On the vintage synthesizers bequeathed to her by her late father:
You can play jazz chords on the piano and they sound pretty cheesy, but put them on a PolyMoog, and they sound awesome. It was only when I met Jeremy and we started working on tracks that it started to come together. He’s like, “I want to hang out with you and use the stuff in your studio!”
On her musical training:
I did classical stuff when I was a teenager. I did Royal Conservatory piano and I took classical singing lessons, but I don’t really think of myself as being a trained singer. There are soul singers that I really idolize, like Evelyn Champagne King or Candi Staton — they just have crazy perfect voices. I can’t sing like them. I just try to do what I can, you know?

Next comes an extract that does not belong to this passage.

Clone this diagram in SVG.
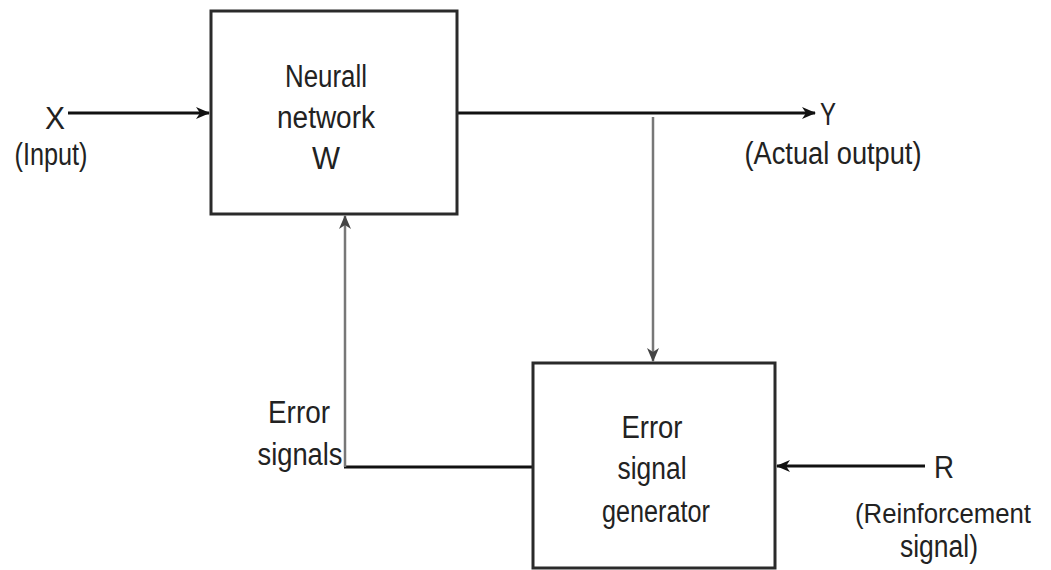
<svg xmlns="http://www.w3.org/2000/svg" width="1051" height="570" viewBox="0 0 1051 570">
<style>
text{font-family:"Liberation Sans",Arial,sans-serif;font-size:31px;fill:#222;text-anchor:middle}
.box{fill:#fff;stroke:#2a2a2a;stroke-width:3}
.wire{fill:none;stroke:#111;stroke-width:3}
.gwire{fill:none;stroke:#777;stroke-width:2.5}
</style>
<defs>
<marker id="ah" markerWidth="14" markerHeight="12" refX="13" refY="6" orient="auto" markerUnits="userSpaceOnUse" viewBox="0 0 14 12">
<path d="M0,0 L14,6 L0,12 L4,6 Z" fill="#111"/>
</marker>
<marker id="ag" markerWidth="14" markerHeight="12" refX="13" refY="6" orient="auto" markerUnits="userSpaceOnUse" viewBox="0 0 14 12">
<path d="M0,0 L14,6 L0,12 L4,6 Z" fill="#444"/>
</marker>
</defs>
<rect width="1051" height="570" fill="#fff"/>
<g id="connectors">
<line class="wire" x1="68" y1="113" x2="209" y2="113" marker-end="url(#ah)"/>
<line class="wire" x1="458" y1="113" x2="815" y2="113" marker-end="url(#ah)"/>
<line class="gwire" x1="653" y1="117" x2="653" y2="361" marker-end="url(#ag)"/>
<line class="wire" x1="925" y1="466" x2="777" y2="466" marker-end="url(#ah)"/>
<line class="wire" x1="532" y1="467" x2="344" y2="467"/>
<line class="gwire" x1="345" y1="467" x2="345" y2="216" marker-end="url(#ag)"/>
</g>
<g id="neural-network">
<rect class="box" x="211" y="11" width="246" height="203"/>
<text x="326" y="87" textLength="82" lengthAdjust="spacingAndGlyphs">Neurall</text>
<text x="326" y="128" textLength="98" lengthAdjust="spacingAndGlyphs">network</text>
<text x="326" y="169" textLength="28" lengthAdjust="spacingAndGlyphs">W</text>
</g>
<g id="error-signal-generator">
<rect class="box" x="533" y="363" width="242" height="205"/>
<text x="652" y="438" textLength="61" lengthAdjust="spacingAndGlyphs">Error</text>
<text x="652" y="479" textLength="69" lengthAdjust="spacingAndGlyphs">signal</text>
<text x="656" y="522" textLength="108" lengthAdjust="spacingAndGlyphs">generator</text>
</g>
<g id="input-label">
<text x="55" y="129" textLength="20" lengthAdjust="spacingAndGlyphs">X</text>
<text x="51" y="165" textLength="73" lengthAdjust="spacingAndGlyphs">(Input)</text>
</g>
<g id="output-label">
<text x="828" y="125" textLength="16" lengthAdjust="spacingAndGlyphs">Y</text>
<text x="833" y="164" textLength="177" lengthAdjust="spacingAndGlyphs">(Actual output)</text>
</g>
<g id="reinforcement-label">
<text x="944" y="478" textLength="20" lengthAdjust="spacingAndGlyphs">R</text>
<text x="943" y="523" style="font-size:27px" textLength="176" lengthAdjust="spacingAndGlyphs">(Reinforcement</text>
<text x="939" y="557" textLength="78" lengthAdjust="spacingAndGlyphs">signal)</text>
</g>
<g id="error-signals-label">
<text x="299" y="423" textLength="62" lengthAdjust="spacingAndGlyphs">Error</text>
<text x="300" y="465" textLength="85" lengthAdjust="spacingAndGlyphs">signals</text>
</g>
</svg>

On trying to forget her musical training:
I have to turn off the part of my brain that’s like, “If you do this seventh chord and it resolves to this one…” All those techniques. Jazz music’s kind of the first pop music — all the structures are there. And I have to work hard not to make things fucking cheesy and terrible. That’s the one thing I have to try to avoid: using too many of the chord progressions I learned in school. Fighting not to make it too obvious is the thing I’m always trying to do. Jeremy’s big into chords, though. He likes a good chord.
On her use of melisma:
I think that’s just from listening to, like, one Aaliyah song for 10 years. It kind of sinks into your brain and it’s just there to fall back on. When I was growing up, I listened to mainstream R&B. I really like old R&B, 2000s R&B, all different kinds of R&B. All the varieties of R&B!
On lyrics and meaning:
I find writing lyrics really hard. I really hate the sound of lyrics that I’ve written. If I think about them too much, it sounds so labored and really unnatural. A lot of times I do a whole bunch of vocal takes, and then I listen back to them the next day, and I’m like, “Fuck, I have no idea what I’m saying, but I really like the way it sounds, so I’m just going to keep it.” I try not to think too much about having something that was really cohesive or that I had thought about deeply for days on end, or pontificating on some subject…I try not to think too much about it, and just use what sounds right in that musical moment. That sounds fuckin’ cheesy, but whatever.
On the album’s sexual slant:
It all just stacked up that way. You see all these song titles in front of you, and you’re like, “Yeah, this seems like it’s all about fucking, for sure.” It turned out that way, but that wasn’t the intention for all of them. For some of them, yeah. I guess it’s because I listen to so much R&B, or pop music in general, it’s all about sex or love, and that was in my brain and it’s what came out.
On teaching piano:
It’s great, because kids are hilarious. They’re totally weird. I book my own clients, and usually it’s family friends and their friends. I’m well acquainted with all the families I work with. All the kids are really nice and they want to do it. It’s only if you have a kid that hates it that [it] sucks. But I try to keep the two spheres far removed. I had this show I played in Hamilton, down at this bayfront, family-friendly festival thing. A couple of the moms found out about it and were like, “We’re going to come! We’re going to bring our kids.” And I was like, fuck, now I can’t play a lot of stuff.
On Jed the Dancing Guy, the star of her “Kathy Lee” video:
He’s just this guy who has just been dancing around Hamilton for years. We thought that he might be schizophrenic, or have serious mental issues, but I found him on Facebook and wrote him a message and we met up and talked. It’s not like he’s a totally normal guy, but he’s not mentally disturbed. I think he had some life experience where his mother was going to die, and then she recovered, and he had prayed to God that if she got better he would dance and sing for the rest of his life; it’s some story like that. I think he’s very religious. He just goes for it every day. You’ll see him on the shittiest day in February, like the worst fucking day you can imagine, where you don’t even want to go outside, and he’ll just be shossing down Main Street, singing to his MP3 player. We were always like, “What the fuck is he listening to?” We had no idea. Then he put his ear bud up, and he listens to, like, Serbian folk songs. Which is not what you would think. He really gets going a lot of the time. It’s amazing that he’s listening to this male a cappella chanting.
He was really professional about the whole video shoot, though. He was a really good sport. He hung out with us for like eight hours.